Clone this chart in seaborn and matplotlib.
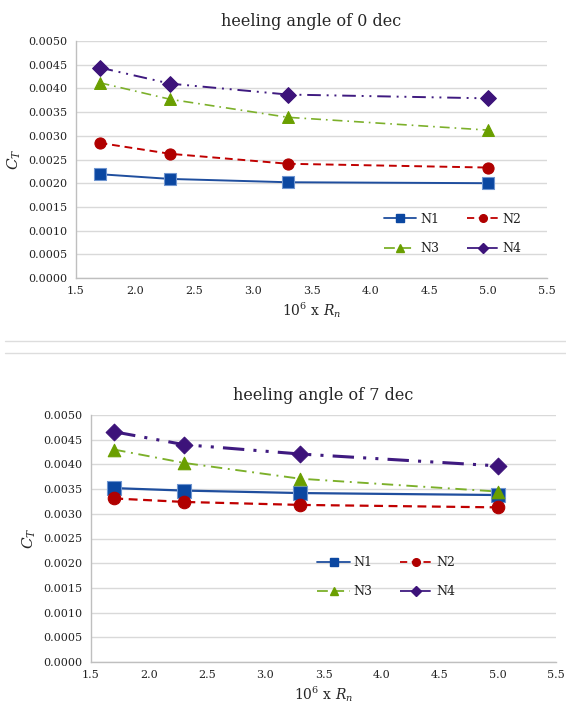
import numpy as np
import pandas as pd
import matplotlib
matplotlib.use("Agg")
import matplotlib.pyplot as plt
import seaborn as sns
from matplotlib.lines import Line2D

sns.set_theme(style="white")
plt.rcParams['font.family'] = ['DejaVu Serif']
plt.rcParams['mathtext.fontset'] = 'dejavuserif'

x_vals = [1.7, 2.3, 3.3, 5.0]
series = ["N1", "N2", "N3", "N4"]

# heeling angle 0
top_N1 = [0.00219, 0.00209, 0.00202, 0.00200]
top_N2 = [0.00285, 0.00262, 0.00241, 0.00233]
top_N3 = [0.00412, 0.00377, 0.00339, 0.00312]
top_N4 = [0.00444, 0.00410, 0.00387, 0.00379]

# heeling angle 7
bot_N1 = [0.00352, 0.00347, 0.00342, 0.00338]
bot_N2 = [0.00331, 0.00324, 0.00318, 0.00313]
bot_N3 = [0.00430, 0.00403, 0.00371, 0.00345]
bot_N4 = [0.00466, 0.00440, 0.00421, 0.00397]

titles = ["heeling angle of 0 dec", "heeling angle of 7 dec"]
yticks = [0.0000, 0.0005, 0.0010, 0.0015, 0.0020, 0.0025, 0.0030, 0.0035, 0.0040, 0.0045, 0.0050]
xticks = [1.5, 2.0, 2.5, 3.0, 3.5, 4.0, 4.5, 5.0, 5.5]

line_colors = {"N1": "#1F4E9E", "N2": "#C00000", "N3": "#7CB02A", "N4": "#3F1A80"}
marker_face = {"N1": "#0B47A1", "N2": "#B00000", "N3": "#6A9F00", "N4": "#3D137A"}
markers = {"N1": "s", "N2": "o", "N3": "^", "N4": "D"}
dashes = {"N1": "", "N2": (4, 2.5), "N3": (6, 3, 1, 3), "N4": (7, 3, 1, 3, 1, 3)}


def make_df(vals):
    rows = []
    for s, v in zip(series, vals):
        for xx, yy in zip(x_vals, v):
            rows.append({"x": xx, "y": yy, "series": s})
    return pd.DataFrame(rows)


fig = plt.figure(figsize=(5.66, 7.11), dpi=100)
W, H = 566, 711

def px_axes(l, r, t, b):
    return fig.add_axes([l / W, 1 - b / H, (r - l) / W, (b - t) / H])

ax1 = px_axes(76, 547, 41, 278)
ax2 = px_axes(91, 556, 415, 662)

configs = [
    (ax1, [top_N1, top_N2, top_N3, top_N4], 1.4, {"N1": 8, "N2": 8, "N3": 8.5, "N4": 8},
     (0.80, 0.186)),
    (ax2, [bot_N1, bot_N2, bot_N3, bot_N4], 1.6, {"N1": 9.5, "N2": 9, "N3": 9, "N4": 8.5},
     (0.635, 0.344)),
]

for i, (ax, vals, lw, msz, legpos) in enumerate(configs):
    df = make_df(vals)
    for s in series:
        sub = df[df.series == s]
        lwi = lw
        if i == 1 and s == "N4":
            lwi = 2.2
        if s == "N3":
            lwi = lw * 0.85
        sns.lineplot(data=sub, x="x", y="y", ax=ax, color=line_colors[s],
                     linewidth=lwi, dashes=False, legend=False, zorder=2)
        ln = ax.get_lines()[-1]
        if dashes[s]:
            ln.set_dashes(dashes[s])
        ax.scatter(sub.x, sub.y, marker=markers[s], s=msz[s] ** 2,
                   color=marker_face[s],
                   edgecolor="#6F95D0" if s == "N1" else marker_face[s],
                   linewidth=0.8, zorder=3)
    ax.set_xlim(1.5, 5.5)
    ax.set_ylim(0, 0.005)
    ax.set_xticks(xticks)
    ax.set_xticklabels([f"{t:.1f}" for t in xticks], fontsize=8, color="#222222")
    ax.set_yticks(yticks)
    ax.set_yticklabels([f"{t:.4f}" for t in yticks], fontsize=8, color="#222222")
    ax.tick_params(axis="both", length=0, pad=6)
    ax.yaxis.grid(True, color="#D9D9D9", linewidth=1)
    ax.set_axisbelow(True)
    for side in ["top", "right"]:
        ax.spines[side].set_visible(False)
    for side in ["left", "bottom"]:
        ax.spines[side].set_color("#BFBFBF")
        ax.spines[side].set_linewidth(1)
    ax.set_xlabel(r"$\mathit{10}^{\mathit{6}}$ x $R_n$", fontsize=10, labelpad=3)
    ax.set_ylabel(r"$C_T$", fontsize=11, labelpad=4)
    ax.set_title(titles[i], fontsize=11.5, pad=11)

    handles = {}
    for s in series:
        h = Line2D([0], [0], color=line_colors[s], linewidth=1.3,
                   marker=markers[s], markersize=5.5,
                   markerfacecolor=marker_face[s], markeredgecolor=marker_face[s])
        if dashes[s]:
            h.set_dashes(dashes[s][:2])
        handles[s] = h
    order = ["N1", "N3", "N2", "N4"]  # row-major fill for 2 columns
    leg = ax.legend([handles[s] for s in order], order, ncol=2, frameon=False,
                    loc="center", bbox_to_anchor=legpos, fontsize=9,
                    handlelength=2.6, columnspacing=2.2, labelspacing=1.3,
                    handletextpad=0.3)
    for t in leg.get_texts():
        t.set_color("#222222")

# separator lines between the two charts
fig.add_artist(Line2D([5 / W, 1], [1 - 341 / H, 1 - 341 / H], color="#DDDDDD", linewidth=1))
fig.add_artist(Line2D([5 / W, 1], [1 - 353 / H, 1 - 353 / H], color="#DDDDDD", linewidth=1))

fig.savefig("out.png", dpi=100, facecolor="white")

-----

* **WHAT YOU WILL DO**:
Restate only the lines running from the start of the material above through the line containing "from matplotlib.lines import Line2D", ends included. No pictures.

* **ANSWER TO THIS TASK**:
Clone this chart in seaborn and matplotlib.
import numpy as np
import pandas as pd
import matplotlib
matplotlib.use("Agg")
import matplotlib.pyplot as plt
import seaborn as sns
from matplotlib.lines import Line2D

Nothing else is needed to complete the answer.